Supervised learning– a method to train predictive models with labelled data– although simple, is highly laborious. This is because it requires specifically labelled data to be trained on. Furthermore, as and when the model’s efficiency improves, the training model becomes larger and getting access to more labelled data becomes challenging.
This is where semi-supervised learning comes in.
Semi-supervised learning is a ML paradigm combining a small amount of labelled data with a large number of unlabeled data. It has been successful with methods including UDA and SimCLR.
However, despite extensive research, semi-supervised learning could only be applied to low-data regimes such as CIFAR, SVHN and 10 percent ImageNet. The model could not compete with supervised learning systems. This prevented semi-supervised learning from being applied to applications such as self-driving cars or search engines.
Noisy Student Training
This challenge further pushed researchers to develop Noisy Student Training– a semi-supervised learning model that could work on high-data regimes while achieving accuracy on ImageNet on using 130 million additional unlabeled images.
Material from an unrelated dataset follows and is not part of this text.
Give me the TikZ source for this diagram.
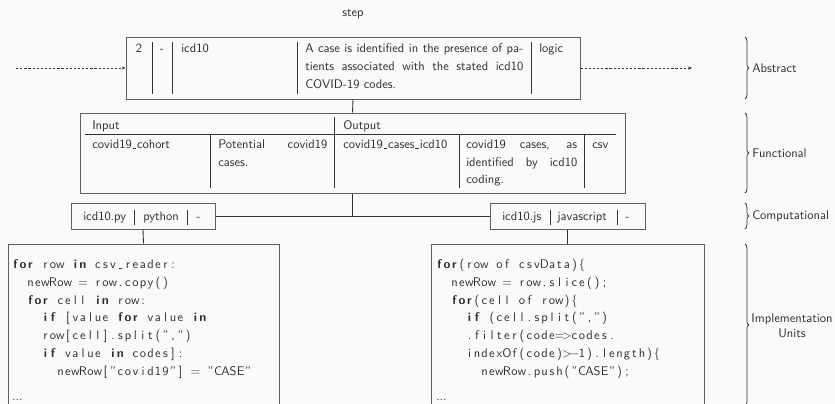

Noisy student training follows the following steps:
- Training a classifier on labelled data
- The classifier then infers pseudo-labels on an even larger unlabeled dataset
- Finally, introducing a larger classifier on the combination of labelled and pseudo-labelled data, while adding noise.
The same process can be repeated, treating the student as the new teacher. Thus, Noisy Student Training can be treated as a self-training model, generating pseudo-labels to improve its performance. Noisy Student training can be applied on test sets such as ImageNet-A, ImageNet-C, and ImageNet-P.
Noisy Student training can be compared to knowledge distillation, which transfers knowledge from a large model to a smaller model. Distillation improves the speed of building a model without hampering the quality. For instance, when applying SSD to the vision domain for EfficientNet models (a family ranging from EfficientNet-B0 with 5.3M parameters to EfficientNet-B7 with 66M parameters), it achieves better performance than Noisy Student training.
However, unlike Noisy Student training, distillation does not apply noise during the training process. And it usually involves a smaller student model.
Semi-supervised distillation or SSD is a more simplified version of Noisy Student Training. It involves applying Noisy Student training twice to get a larger teacher model and then to derive smaller students. This method produces a better model than one produced by just supervised learning or Noisy Student training.
Noisy Student training required data augmentation such as RangAugment for vision and SpecAugment for speech for better performance. Although in applications like natural language processing, such types of input noise are not readily available. In these cases where the Noisy Student training can be simplified not to have any noise, SSD comes as a simpler choice.
SSD follows the following steps:
- The teacher model first infers pseudo-labels on the unlabeled dataset on the unlabeled dataset.
- A new teacher model of an equal or larger size than the original teacher model is trained from here. This is essentially a self-training step
- Finally, knowledge distillation is applied to produce a smaller student model for production.
An interesting use case of SSD is its application in language understanding within Google Search. Google claims it to be the first successful instance of semi-supervised learning being applied at such a large scale and demonstrating the potential impact of such approaches for production-scale systems.
In this use case, the ranking component in Search is used to build on BERT to understand languages better.